Research & Papers

DPO slashes code-switching errors by 89.6% in Audio LLMs

Training on 100K preference pairs fixes three failure modes in bilingual speech

Deep Dive

A team of researchers from Singapore and Vietnam (Trung Nguyen Quang, Cheng Yi Lewis Won, Minh Duc Pham, Yingxu He, Shuo Sun, Ai Ti Aw) published a paper on arXiv showing that Direct Preference Optimization (DPO) can dramatically improve Audio LLMs' ability to transcribe code-switching speech between English and Mandarin. They identified three systematic failure modes: language omission (dropping one language), translation-instead-of-transcription (rendering mixed speech as a single language), and hallucination (inventing content).

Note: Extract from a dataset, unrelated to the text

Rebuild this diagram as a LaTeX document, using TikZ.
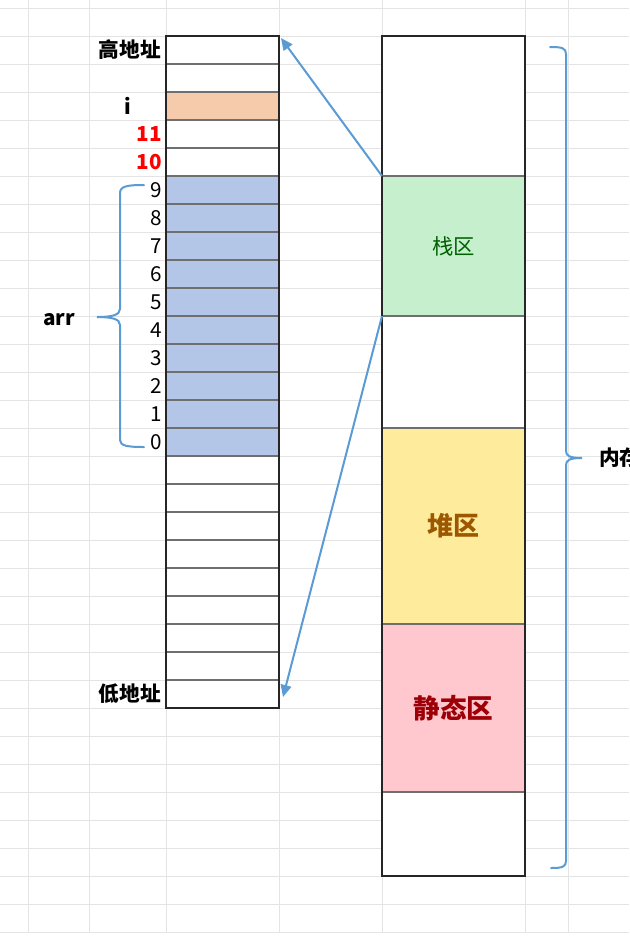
\documentclass[tikz,border=0pt]{standalone}
\usepackage{fontspec}
\setmainfont{Noto Sans CJK SC}
\usetikzlibrary{arrows.meta}
\definecolor{gridc}{HTML}{E4E4E4}
\definecolor{cellline}{HTML}{6F6F6F}
\definecolor{ibox}{HTML}{F6CBAC}
\definecolor{arrbox}{HTML}{B4C6E7}
\definecolor{stackc}{HTML}{C6EFCE}
\definecolor{stacktext}{HTML}{006100}
\definecolor{heapc}{HTML}{FFEB9C}
\definecolor{heaptext}{HTML}{9C5700}
\definecolor{staticc}{HTML}{FFC7CE}
\definecolor{statictext}{HTML}{9C0006}
\definecolor{bluec}{HTML}{5B9BD5}
\definecolor{redc}{HTML}{FF0000}
\begin{document}
\begin{tikzpicture}[x=0.75pt,y=-0.75pt,
  gridline/.style={draw=gridc, line width=0.75pt},
  cell/.style={draw=cellline, line width=1pt, minimum width=84.75pt, minimum height=21pt, inner sep=0pt, outer sep=0pt, anchor=north west},
  region/.style={draw=cellline, line width=1pt, minimum width=107.25pt, inner sep=0pt, outer sep=0pt, anchor=north west, font=\bfseries},
  outerbox/.style={draw=black!85, line width=1.3pt},
  lab/.style={inner sep=0pt, font=\fontsize{15.5pt}{18pt}\selectfont},
  blab/.style={lab, font=\bfseries\fontsize{15.5pt}{18pt}\selectfont},
  conn/.style={draw=bluec, line width=1.5pt, -{Triangle[length=9pt, width=8pt]}},
  bracec/.style={draw=bluec, line width=1.5pt, line cap=round}]
\useasboundingbox (0,0) rectangle (629,947);
\fill[white] (0,0) rectangle (629,947);
% spreadsheet grid
\foreach \k in {0,...,33} \draw[gridline] (0,8+28*\k) -- (629,8+28*\k);
\foreach \x in {28,89,166,279,382,525,568} \draw[gridline] (\x,0) -- (\x,932);
% left column (memory cells)
\foreach \k in {0,1,3,4} \node[cell, fill=white] (L\k) at (166,36+28*\k) {};
\node[cell, fill=ibox] (L2) at (166,92) {};
\foreach \k in {5,...,14} \node[cell, fill=arrbox] (L\k) at (166,36+28*\k) {};
\foreach \k in {15,...,23} \node[cell, fill=white] (L\k) at (166,36+28*\k) {};
\draw[outerbox] (L0.north west) rectangle (L23.south east);
% right column (memory regions)
\node[region, minimum height=105pt, fill=white] (R1) at (382,36) {};
\node[region, minimum height=105pt, fill=stackc, text=stacktext, font=\fontsize{16pt}{18pt}\selectfont] (R2) at (382,176) {栈区};
\node[region, minimum height=84pt, fill=white] (R3) at (382,316) {};
\node[region, minimum height=147pt, fill=heapc, text=heaptext, font=\bfseries\fontsize{19.5pt}{22pt}\selectfont] (R4) at (382,428) {堆区};
\node[region, minimum height=126pt, fill=staticc, text=statictext, font=\bfseries\fontsize{20pt}{22pt}\selectfont] (R5) at (382,624) {静态区};
\node[region, minimum height=63pt, fill=white] (R6) at (382,792) {};
\draw[outerbox] (R1.north west) rectangle (R6.south east);
% labels
\node[blab, anchor=east] (hi) at ([shift={(-5,0)}]L0.west) {高地址};
\node[blab] (iv) at ([shift={(-38,0)}]L2.west) {i};
\node[blab, anchor=east, text=redc] (n11) at ([shift={(-4,0)}]L3.west) {11};
\node[blab, anchor=east, text=redc] (n10) at ([shift={(-4,0)}]L4.west) {10};
\foreach \k/\d in {5/9,6/8,7/7,8/6,9/5,10/4,11/3,12/2,13/1,14/0}
  \node[lab, anchor=east] (n\d) at ([shift={(-4,0)}]L\k.west) {\d};
\node[blab, anchor=east] (lo) at ([shift={(-5,0)}]L23.west) {低地址};
\node[blab] (arr) at (59,320) {arr};
\node[blab, anchor=west] (mem) at (599,458) {内存};
% connectors
\draw[conn] (R2.north west) -- ([shift={(2,2)}]L0.north east);
\draw[conn] (R3.north west) -- ([shift={(4,3)}]L23.east);
% braces
\draw[bracec] (144,185) .. controls (128,185) and (120,186) .. (120,193) -- (120,309)
  .. controls (120,315) and (112,317) .. (97,317)
  .. controls (112,317) and (120,319) .. (120,325) -- (120,440)
  .. controls (120,446) and (128,447) .. (144,447);
\draw[bracec] (550,47) .. controls (562,47) and (566,48) .. (566,54) -- (566,451)
  .. controls (566,456) and (570,458) .. (582,458)
  .. controls (570,458) and (566,460) .. (566,465) -- (566,861)
  .. controls (566,867) and (562,868) .. (551,868);
\end{tikzpicture}
\end{document}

To fix these, they constructed 100,000 preference pairs (570 hours of audio) where chosen responses preserved the mixed-language composition and rejected responses mimicked the failure patterns. Training three different Audio LLMs with DPO produced consistent behavioral shifts: models learned to preserve language composition rather than translating when asked to transcribe. The method achieved up to 89.6% reduction in mixed-error rate (MER) on in-distribution data and 20.0% on out-of-distribution data, suggesting DPO is a scalable solution for eliciting correct code-switching behavior from multilingual Audio LLMs.

Key Points
  • Trained three Audio LLMs on 100K preference pairs (570 hours) using DPO
  • Identified three failure modes: language omission, translation-instead-of-transcription, and hallucination
  • Achieved MER reductions up to 89.6% in-distribution and 20.0% out-of-distribution

Why It Matters

Enables accurate bilingual transcription, crucial for multilingual assistants, call centers, and voice interfaces in English-Mandarin markets.